===== Given material
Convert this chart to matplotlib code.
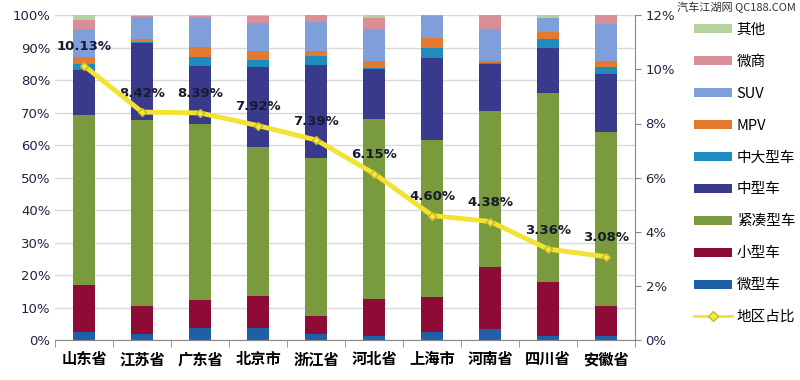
import numpy as np
import matplotlib
matplotlib.use("Agg")
import matplotlib.pyplot as plt
from matplotlib.ticker import FuncFormatter
from matplotlib.lines import Line2D
from matplotlib.patches import Patch

plt.rcParams['font.family'] = ['Noto Sans CJK SC', 'DejaVu Sans']

regions = ['山东省', '江苏省', '广东省', '北京市', '浙江省', '河北省', '上海市', '河南省', '四川省', '安徽省']

# segment shares (%) per region, bottom to top
micro = [2.5, 1.8, 3.7, 3.7, 1.8, 1.4, 2.5, 3.3, 1.4, 1.4]
small = [14.4, 8.7, 8.6, 9.9, 5.7, 11.1, 10.8, 19.1, 16.5, 9.1]
compact = [52.5, 57.2, 54.2, 45.7, 48.7, 55.4, 48.4, 48.1, 58.3, 53.4]
mid = [13.7, 23.6, 17.9, 24.8, 28.6, 15.4, 25.0, 14.6, 13.7, 18.1]
midlarge = [1.8, 0.3, 2.6, 2.1, 2.6, 0.3, 3.2, 0.3, 2.9, 2.1]
mpv = [2.3, 1.0, 3.3, 2.7, 1.6, 2.3, 3.2, 0.5, 1.9, 1.8]
suv = [8.7, 6.7, 8.7, 8.7, 8.9, 9.7, 6.7, 10.0, 4.5, 11.3]
weishang = [2.6, 0.5, 0.8, 2.2, 2.1, 3.6, 0.2, 4.1, 0.0, 2.8]
other = [1.5, 0.2, 0.2, 0.2, 0.0, 0.8, 0.0, 0.0, 0.8, 0.0]

share = [10.13, 8.42, 8.39, 7.92, 7.39, 6.15, 4.60, 4.38, 3.36, 3.08]

series = [
    ('微型车', micro, '#1f5fa8'),
    ('小型车', small, '#8e0b35'),
    ('紧凑型车', compact, '#7a9a3e'),
    ('中型车', mid, '#3a3a8c'),
    ('中大型车', midlarge, '#1f8cbf'),
    ('MPV', mpv, '#e47a2e'),
    ('SUV', suv, '#7f9fdb'),
    ('微商', weishang, '#d98e98'),
    ('其他', other, '#b5d39c'),
]

fig = plt.figure(figsize=(8, 3.8), dpi=100)
ax = fig.add_axes([0.069, 0.105, 0.725, 0.855])
x = np.arange(len(regions))
bottom = np.zeros(len(regions))
for name, vals, color in series:
    ax.bar(x, vals, 0.38, bottom=bottom, color=color, label=name, zorder=2)
    bottom += np.array(vals)

ax.set_xlim(-0.5, len(regions) - 0.5)
ax.set_ylim(0, 100)
ax.set_yticks(np.arange(0, 101, 10))
ax.yaxis.set_major_formatter(FuncFormatter(lambda v, p: f'{v:.0f}%'))
ax.grid(axis='y', color='#d9d9d9', linewidth=1, zorder=0)
ax.set_xticks(x)
ax.set_xticklabels(regions, fontsize=11, fontweight='bold')
ax.set_xticks(np.arange(-0.5, len(regions)), minor=True)
ax.tick_params(axis='x', which='major', length=0, pad=8)
ax.tick_params(axis='x', which='minor', length=5, color='#888888')
ax.tick_params(axis='y', length=0, labelsize=9.5, labelcolor='#222244')
for lab in ax.get_yticklabels():
    lab.set_family('DejaVu Sans')
for s in ['top', 'left', 'right']:
    ax.spines[s].set_visible(False)
ax.spines['bottom'].set_color('#888888')

ax2 = ax.twinx()
ax2.plot(x, share, color='#f2e332', linewidth=3.5, marker='D', markersize=4,
         markerfacecolor='#f5e84a', markeredgecolor='#c8b820', zorder=5)
for xi, v in zip(x, share):
    ax2.annotate(f'{v:.2f}%', (xi, v), xytext=(0, 9), textcoords='offset points',
                 ha='center', va='bottom', fontsize=9.5, fontweight='bold',
                 color='#1a1a2e', family='DejaVu Sans')
ax2.set_ylim(0, 12)
ax2.set_yticks(np.arange(0, 13, 2))
ax2.yaxis.set_major_formatter(FuncFormatter(lambda v, p: f'{v:.0f}%'))
ax2.tick_params(axis='y', length=4, color='#888888', labelsize=9.5, labelcolor='#222244')
for lab in ax2.get_yticklabels():
    lab.set_family('DejaVu Sans')
for s in ['top', 'left', 'bottom']:
    ax2.spines[s].set_visible(False)
ax2.spines['right'].set_color('#888888')

handles = [Patch(facecolor=c, label=n) for n, v, c in series[::-1]]
handles.append(Line2D([0], [0], color='#f2e332', linewidth=2, marker='D', markersize=5,
                      markerfacecolor='#f5e84a', markeredgecolor='#c8b820', label='地区占比'))
fig.legend(handles=handles, loc='upper left', bbox_to_anchor=(0.868, 0.94), frameon=False,
           borderpad=0, borderaxespad=0, handlelength=2.6, handleheight=0.55,
           handletextpad=0.3, labelspacing=1.23, prop={'size': 10.5, 'weight': 'medium'})

fig.text(0.995, 0.995, '汽车江湖网 QC188.COM', ha='right', va='top', fontsize=8, color='#333333')

fig.savefig('out.png', dpi=100)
==========
Your task is an exact transcription of all the data, minus the pictures.

Convert this chart to matplotlib code.
import numpy as np
import matplotlib
matplotlib.use("Agg")
import matplotlib.pyplot as plt
from matplotlib.ticker import FuncFormatter
from matplotlib.lines import Line2D
from matplotlib.patches import Patch

plt.rcParams['font.family'] = ['Noto Sans CJK SC', 'DejaVu Sans']

regions = ['山东省', '江苏省', '广东省', '北京市', '浙江省', '河北省', '上海市', '河南省', '四川省', '安徽省']

# segment shares (%) per region, bottom to top
micro = [2.5, 1.8, 3.7, 3.7, 1.8, 1.4, 2.5, 3.3, 1.4, 1.4]
small = [14.4, 8.7, 8.6, 9.9, 5.7, 11.1, 10.8, 19.1, 16.5, 9.1]
compact = [52.5, 57.2, 54.2, 45.7, 48.7, 55.4, 48.4, 48.1, 58.3, 53.4]
mid = [13.7, 23.6, 17.9, 24.8, 28.6, 15.4, 25.0, 14.6, 13.7, 18.1]
midlarge = [1.8, 0.3, 2.6, 2.1, 2.6, 0.3, 3.2, 0.3, 2.9, 2.1]
mpv = [2.3, 1.0, 3.3, 2.7, 1.6, 2.3, 3.2, 0.5, 1.9, 1.8]
suv = [8.7, 6.7, 8.7, 8.7, 8.9, 9.7, 6.7, 10.0, 4.5, 11.3]
weishang = [2.6, 0.5, 0.8, 2.2, 2.1, 3.6, 0.2, 4.1, 0.0, 2.8]
other = [1.5, 0.2, 0.2, 0.2, 0.0, 0.8, 0.0, 0.0, 0.8, 0.0]

share = [10.13, 8.42, 8.39, 7.92, 7.39, 6.15, 4.60, 4.38, 3.36, 3.08]

series = [
    ('微型车', micro, '#1f5fa8'),
    ('小型车', small, '#8e0b35'),
    ('紧凑型车', compact, '#7a9a3e'),
    ('中型车', mid, '#3a3a8c'),
    ('中大型车', midlarge, '#1f8cbf'),
    ('MPV', mpv, '#e47a2e'),
    ('SUV', suv, '#7f9fdb'),
    ('微商', weishang, '#d98e98'),
    ('其他', other, '#b5d39c'),
]

fig = plt.figure(figsize=(8, 3.8), dpi=100)
ax = fig.add_axes([0.069, 0.105, 0.725, 0.855])
x = np.arange(len(regions))
bottom = np.zeros(len(regions))
for name, vals, color in series:
    ax.bar(x, vals, 0.38, bottom=bottom, color=color, label=name, zorder=2)
    bottom += np.array(vals)

ax.set_xlim(-0.5, len(regions) - 0.5)
ax.set_ylim(0, 100)
ax.set_yticks(np.arange(0, 101, 10))
ax.yaxis.set_major_formatter(FuncFormatter(lambda v, p: f'{v:.0f}%'))
ax.grid(axis='y', color='#d9d9d9', linewidth=1, zorder=0)
ax.set_xticks(x)
ax.set_xticklabels(regions, fontsize=11, fontweight='bold')
ax.set_xticks(np.arange(-0.5, len(regions)), minor=True)
ax.tick_params(axis='x', which='major', length=0, pad=8)
ax.tick_params(axis='x', which='minor', length=5, color='#888888')
ax.tick_params(axis='y', length=0, labelsize=9.5, labelcolor='#222244')
for lab in ax.get_yticklabels():
    lab.set_family('DejaVu Sans')
for s in ['top', 'left', 'right']:
    ax.spines[s].set_visible(False)
ax.spines['bottom'].set_color('#888888')

ax2 = ax.twinx()
ax2.plot(x, share, color='#f2e332', linewidth=3.5, marker='D', markersize=4,
         markerfacecolor='#f5e84a', markeredgecolor='#c8b820', zorder=5)
for xi, v in zip(x, share):
    ax2.annotate(f'{v:.2f}%', (xi, v), xytext=(0, 9), textcoords='offset points',
                 ha='center', va='bottom', fontsize=9.5, fontweight='bold',
                 color='#1a1a2e', family='DejaVu Sans')
ax2.set_ylim(0, 12)
ax2.set_yticks(np.arange(0, 13, 2))
ax2.yaxis.set_major_formatter(FuncFormatter(lambda v, p: f'{v:.0f}%'))
ax2.tick_params(axis='y', length=4, color='#888888', labelsize=9.5, labelcolor='#222244')
for lab in ax2.get_yticklabels():
    lab.set_family('DejaVu Sans')
for s in ['top', 'left', 'bottom']:
    ax2.spines[s].set_visible(False)
ax2.spines['right'].set_color('#888888')

handles = [Patch(facecolor=c, label=n) for n, v, c in series[::-1]]
handles.append(Line2D([0], [0], color='#f2e332', linewidth=2, marker='D', markersize=5,
                      markerfacecolor='#f5e84a', markeredgecolor='#c8b820', label='地区占比'))
fig.legend(handles=handles, loc='upper left', bbox_to_anchor=(0.868, 0.94), frameon=False,
           borderpad=0, borderaxespad=0, handlelength=2.6, handleheight=0.55,
           handletextpad=0.3, labelspacing=1.23, prop={'size': 10.5, 'weight': 'medium'})

fig.text(0.995, 0.995, '汽车江湖网 QC188.COM', ha='right', va='top', fontsize=8, color='#333333')

fig.savefig('out.png', dpi=100)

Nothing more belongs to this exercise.